- SUPPLIED MATERIAL:
((
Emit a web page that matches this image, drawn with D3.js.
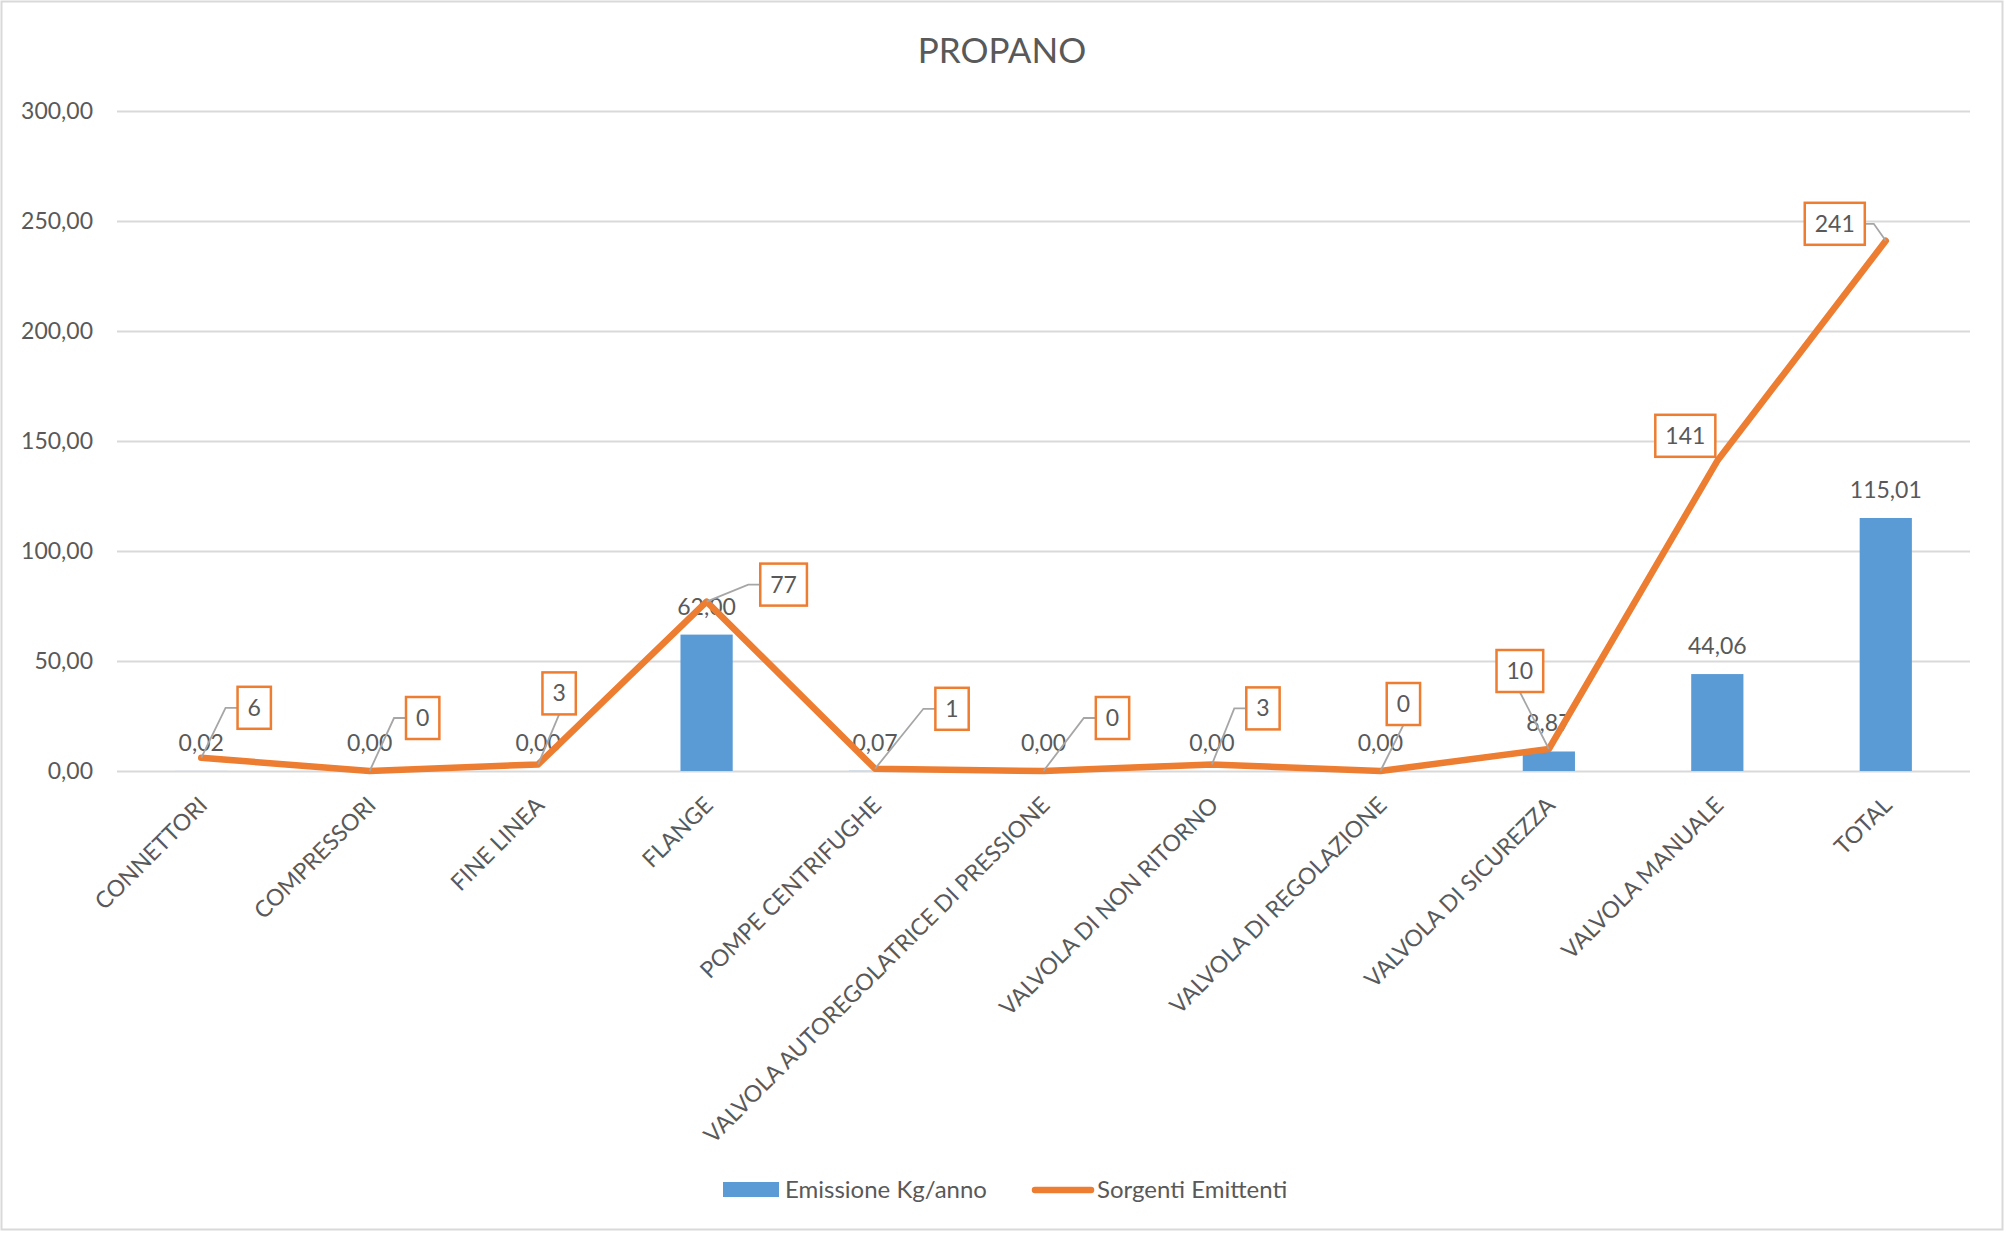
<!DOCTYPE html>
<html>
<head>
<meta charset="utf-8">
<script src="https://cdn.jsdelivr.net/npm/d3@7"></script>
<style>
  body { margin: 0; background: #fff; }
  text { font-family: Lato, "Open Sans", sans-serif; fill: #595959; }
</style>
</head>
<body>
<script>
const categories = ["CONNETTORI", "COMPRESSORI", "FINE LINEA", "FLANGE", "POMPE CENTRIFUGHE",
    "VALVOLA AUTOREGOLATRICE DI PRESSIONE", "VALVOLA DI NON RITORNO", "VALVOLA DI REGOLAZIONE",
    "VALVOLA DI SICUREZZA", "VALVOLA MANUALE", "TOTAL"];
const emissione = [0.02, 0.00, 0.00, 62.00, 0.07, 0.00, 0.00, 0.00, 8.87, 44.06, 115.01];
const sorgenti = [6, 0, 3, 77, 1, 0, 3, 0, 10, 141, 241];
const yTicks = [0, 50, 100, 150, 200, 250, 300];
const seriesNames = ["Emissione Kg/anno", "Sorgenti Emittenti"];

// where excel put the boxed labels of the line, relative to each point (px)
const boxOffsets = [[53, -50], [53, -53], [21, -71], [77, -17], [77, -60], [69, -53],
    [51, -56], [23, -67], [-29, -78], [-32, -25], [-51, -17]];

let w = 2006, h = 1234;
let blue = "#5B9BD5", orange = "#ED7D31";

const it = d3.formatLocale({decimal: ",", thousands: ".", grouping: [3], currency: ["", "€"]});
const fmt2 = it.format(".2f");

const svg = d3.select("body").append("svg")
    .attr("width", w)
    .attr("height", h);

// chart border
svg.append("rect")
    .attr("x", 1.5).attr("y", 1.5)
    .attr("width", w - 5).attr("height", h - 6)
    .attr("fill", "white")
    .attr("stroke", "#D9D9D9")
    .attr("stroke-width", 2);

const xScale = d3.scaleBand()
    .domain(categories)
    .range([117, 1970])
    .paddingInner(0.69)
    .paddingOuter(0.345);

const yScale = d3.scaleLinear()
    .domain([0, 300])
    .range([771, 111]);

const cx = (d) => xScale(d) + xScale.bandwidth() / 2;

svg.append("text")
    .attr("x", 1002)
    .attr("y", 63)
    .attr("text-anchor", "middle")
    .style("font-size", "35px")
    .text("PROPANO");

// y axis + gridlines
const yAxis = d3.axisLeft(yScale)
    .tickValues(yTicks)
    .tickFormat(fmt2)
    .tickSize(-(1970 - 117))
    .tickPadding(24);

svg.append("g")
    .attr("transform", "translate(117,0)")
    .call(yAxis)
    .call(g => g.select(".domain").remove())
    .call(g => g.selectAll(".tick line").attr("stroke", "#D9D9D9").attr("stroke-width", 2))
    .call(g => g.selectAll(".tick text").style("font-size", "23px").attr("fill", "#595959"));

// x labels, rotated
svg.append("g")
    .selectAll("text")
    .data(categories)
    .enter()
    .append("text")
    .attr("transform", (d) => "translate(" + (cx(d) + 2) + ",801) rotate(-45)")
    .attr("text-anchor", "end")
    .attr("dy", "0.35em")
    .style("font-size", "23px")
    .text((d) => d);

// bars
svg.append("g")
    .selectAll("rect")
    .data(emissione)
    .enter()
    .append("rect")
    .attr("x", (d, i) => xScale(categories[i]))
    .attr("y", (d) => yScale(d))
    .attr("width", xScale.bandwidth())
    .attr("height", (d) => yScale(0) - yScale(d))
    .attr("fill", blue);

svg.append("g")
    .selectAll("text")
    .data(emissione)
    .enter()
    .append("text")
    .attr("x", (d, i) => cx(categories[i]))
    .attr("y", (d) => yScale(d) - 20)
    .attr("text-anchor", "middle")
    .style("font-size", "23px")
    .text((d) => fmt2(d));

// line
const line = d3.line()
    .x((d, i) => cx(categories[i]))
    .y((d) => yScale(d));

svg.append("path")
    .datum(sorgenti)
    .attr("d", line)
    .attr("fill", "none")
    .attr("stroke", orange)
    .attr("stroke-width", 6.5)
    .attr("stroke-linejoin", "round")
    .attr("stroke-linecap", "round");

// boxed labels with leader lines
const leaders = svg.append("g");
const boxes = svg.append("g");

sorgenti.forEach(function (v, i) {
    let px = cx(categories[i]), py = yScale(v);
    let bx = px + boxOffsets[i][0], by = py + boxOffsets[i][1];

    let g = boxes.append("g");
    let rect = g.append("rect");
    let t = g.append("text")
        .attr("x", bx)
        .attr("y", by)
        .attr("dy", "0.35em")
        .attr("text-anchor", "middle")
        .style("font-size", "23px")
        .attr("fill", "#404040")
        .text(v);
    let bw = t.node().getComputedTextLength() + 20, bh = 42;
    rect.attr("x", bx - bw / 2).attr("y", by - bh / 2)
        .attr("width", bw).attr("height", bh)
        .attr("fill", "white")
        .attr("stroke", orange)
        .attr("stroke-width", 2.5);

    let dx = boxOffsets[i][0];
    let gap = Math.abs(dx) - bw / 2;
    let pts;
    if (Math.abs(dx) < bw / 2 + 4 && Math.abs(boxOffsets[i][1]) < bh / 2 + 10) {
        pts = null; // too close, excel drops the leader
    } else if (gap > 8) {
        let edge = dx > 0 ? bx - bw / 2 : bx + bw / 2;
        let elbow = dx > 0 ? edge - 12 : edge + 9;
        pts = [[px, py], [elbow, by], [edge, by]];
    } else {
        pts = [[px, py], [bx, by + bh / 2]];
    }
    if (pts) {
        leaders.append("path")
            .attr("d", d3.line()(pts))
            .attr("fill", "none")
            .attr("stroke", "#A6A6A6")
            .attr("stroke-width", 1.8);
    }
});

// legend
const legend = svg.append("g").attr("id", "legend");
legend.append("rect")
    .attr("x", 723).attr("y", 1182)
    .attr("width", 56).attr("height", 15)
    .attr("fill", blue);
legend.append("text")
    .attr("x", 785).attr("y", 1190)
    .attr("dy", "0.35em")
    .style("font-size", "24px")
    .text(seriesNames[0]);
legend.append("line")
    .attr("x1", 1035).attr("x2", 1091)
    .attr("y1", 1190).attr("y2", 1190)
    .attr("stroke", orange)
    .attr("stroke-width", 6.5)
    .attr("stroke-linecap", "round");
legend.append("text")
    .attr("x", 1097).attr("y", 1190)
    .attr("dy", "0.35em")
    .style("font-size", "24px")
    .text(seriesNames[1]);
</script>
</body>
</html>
))
- OBJECTIVE: All of the material above needs to be restated exactly, with no pictures.

- CORRECT RESPONSE:
Emit a web page that matches this image, drawn with D3.js.
<!DOCTYPE html>
<html>
<head>
<meta charset="utf-8">
<script src="https://cdn.jsdelivr.net/npm/d3@7"></script>
<style>
  body { margin: 0; background: #fff; }
  text { font-family: Lato, "Open Sans", sans-serif; fill: #595959; }
</style>
</head>
<body>
<script>
const categories = ["CONNETTORI", "COMPRESSORI", "FINE LINEA", "FLANGE", "POMPE CENTRIFUGHE",
    "VALVOLA AUTOREGOLATRICE DI PRESSIONE", "VALVOLA DI NON RITORNO", "VALVOLA DI REGOLAZIONE",
    "VALVOLA DI SICUREZZA", "VALVOLA MANUALE", "TOTAL"];
const emissione = [0.02, 0.00, 0.00, 62.00, 0.07, 0.00, 0.00, 0.00, 8.87, 44.06, 115.01];
const sorgenti = [6, 0, 3, 77, 1, 0, 3, 0, 10, 141, 241];
const yTicks = [0, 50, 100, 150, 200, 250, 300];
const seriesNames = ["Emissione Kg/anno", "Sorgenti Emittenti"];

// where excel put the boxed labels of the line, relative to each point (px)
const boxOffsets = [[53, -50], [53, -53], [21, -71], [77, -17], [77, -60], [69, -53],
    [51, -56], [23, -67], [-29, -78], [-32, -25], [-51, -17]];

let w = 2006, h = 1234;
let blue = "#5B9BD5", orange = "#ED7D31";

const it = d3.formatLocale({decimal: ",", thousands: ".", grouping: [3], currency: ["", "€"]});
const fmt2 = it.format(".2f");

const svg = d3.select("body").append("svg")
    .attr("width", w)
    .attr("height", h);

// chart border
svg.append("rect")
    .attr("x", 1.5).attr("y", 1.5)
    .attr("width", w - 5).attr("height", h - 6)
    .attr("fill", "white")
    .attr("stroke", "#D9D9D9")
    .attr("stroke-width", 2);

const xScale = d3.scaleBand()
    .domain(categories)
    .range([117, 1970])
    .paddingInner(0.69)
    .paddingOuter(0.345);

const yScale = d3.scaleLinear()
    .domain([0, 300])
    .range([771, 111]);

const cx = (d) => xScale(d) + xScale.bandwidth() / 2;

svg.append("text")
    .attr("x", 1002)
    .attr("y", 63)
    .attr("text-anchor", "middle")
    .style("font-size", "35px")
    .text("PROPANO");

// y axis + gridlines
const yAxis = d3.axisLeft(yScale)
    .tickValues(yTicks)
    .tickFormat(fmt2)
    .tickSize(-(1970 - 117))
    .tickPadding(24);

svg.append("g")
    .attr("transform", "translate(117,0)")
    .call(yAxis)
    .call(g => g.select(".domain").remove())
    .call(g => g.selectAll(".tick line").attr("stroke", "#D9D9D9").attr("stroke-width", 2))
    .call(g => g.selectAll(".tick text").style("font-size", "23px").attr("fill", "#595959"));

// x labels, rotated
svg.append("g")
    .selectAll("text")
    .data(categories)
    .enter()
    .append("text")
    .attr("transform", (d) => "translate(" + (cx(d) + 2) + ",801) rotate(-45)")
    .attr("text-anchor", "end")
    .attr("dy", "0.35em")
    .style("font-size", "23px")
    .text((d) => d);

// bars
svg.append("g")
    .selectAll("rect")
    .data(emissione)
    .enter()
    .append("rect")
    .attr("x", (d, i) => xScale(categories[i]))
    .attr("y", (d) => yScale(d))
    .attr("width", xScale.bandwidth())
    .attr("height", (d) => yScale(0) - yScale(d))
    .attr("fill", blue);

svg.append("g")
    .selectAll("text")
    .data(emissione)
    .enter()
    .append("text")
    .attr("x", (d, i) => cx(categories[i]))
    .attr("y", (d) => yScale(d) - 20)
    .attr("text-anchor", "middle")
    .style("font-size", "23px")
    .text((d) => fmt2(d));

// line
const line = d3.line()
    .x((d, i) => cx(categories[i]))
    .y((d) => yScale(d));

svg.append("path")
    .datum(sorgenti)
    .attr("d", line)
    .attr("fill", "none")
    .attr("stroke", orange)
    .attr("stroke-width", 6.5)
    .attr("stroke-linejoin", "round")
    .attr("stroke-linecap", "round");

// boxed labels with leader lines
const leaders = svg.append("g");
const boxes = svg.append("g");

sorgenti.forEach(function (v, i) {
    let px = cx(categories[i]), py = yScale(v);
    let bx = px + boxOffsets[i][0], by = py + boxOffsets[i][1];

    let g = boxes.append("g");
    let rect = g.append("rect");
    let t = g.append("text")
        .attr("x", bx)
        .attr("y", by)
        .attr("dy", "0.35em")
        .attr("text-anchor", "middle")
        .style("font-size", "23px")
        .attr("fill", "#404040")
        .text(v);
    let bw = t.node().getComputedTextLength() + 20, bh = 42;
    rect.attr("x", bx - bw / 2).attr("y", by - bh / 2)
        .attr("width", bw).attr("height", bh)
        .attr("fill", "white")
        .attr("stroke", orange)
        .attr("stroke-width", 2.5);

    let dx = boxOffsets[i][0];
    let gap = Math.abs(dx) - bw / 2;
    let pts;
    if (Math.abs(dx) < bw / 2 + 4 && Math.abs(boxOffsets[i][1]) < bh / 2 + 10) {
        pts = null; // too close, excel drops the leader
    } else if (gap > 8) {
        let edge = dx > 0 ? bx - bw / 2 : bx + bw / 2;
        let elbow = dx > 0 ? edge - 12 : edge + 9;
        pts = [[px, py], [elbow, by], [edge, by]];
    } else {
        pts = [[px, py], [bx, by + bh / 2]];
    }
    if (pts) {
        leaders.append("path")
            .attr("d", d3.line()(pts))
            .attr("fill", "none")
            .attr("stroke", "#A6A6A6")
            .attr("stroke-width", 1.8);
    }
});

// legend
const legend = svg.append("g").attr("id", "legend");
legend.append("rect")
    .attr("x", 723).attr("y", 1182)
    .attr("width", 56).attr("height", 15)
    .attr("fill", blue);
legend.append("text")
    .attr("x", 785).attr("y", 1190)
    .attr("dy", "0.35em")
    .style("font-size", "24px")
    .text(seriesNames[0]);
legend.append("line")
    .attr("x1", 1035).attr("x2", 1091)
    .attr("y1", 1190).attr("y2", 1190)
    .attr("stroke", orange)
    .attr("stroke-width", 6.5)
    .attr("stroke-linecap", "round");
legend.append("text")
    .attr("x", 1097).attr("y", 1190)
    .attr("dy", "0.35em")
    .style("font-size", "24px")
    .text(seriesNames[1]);
</script>
</body>
</html>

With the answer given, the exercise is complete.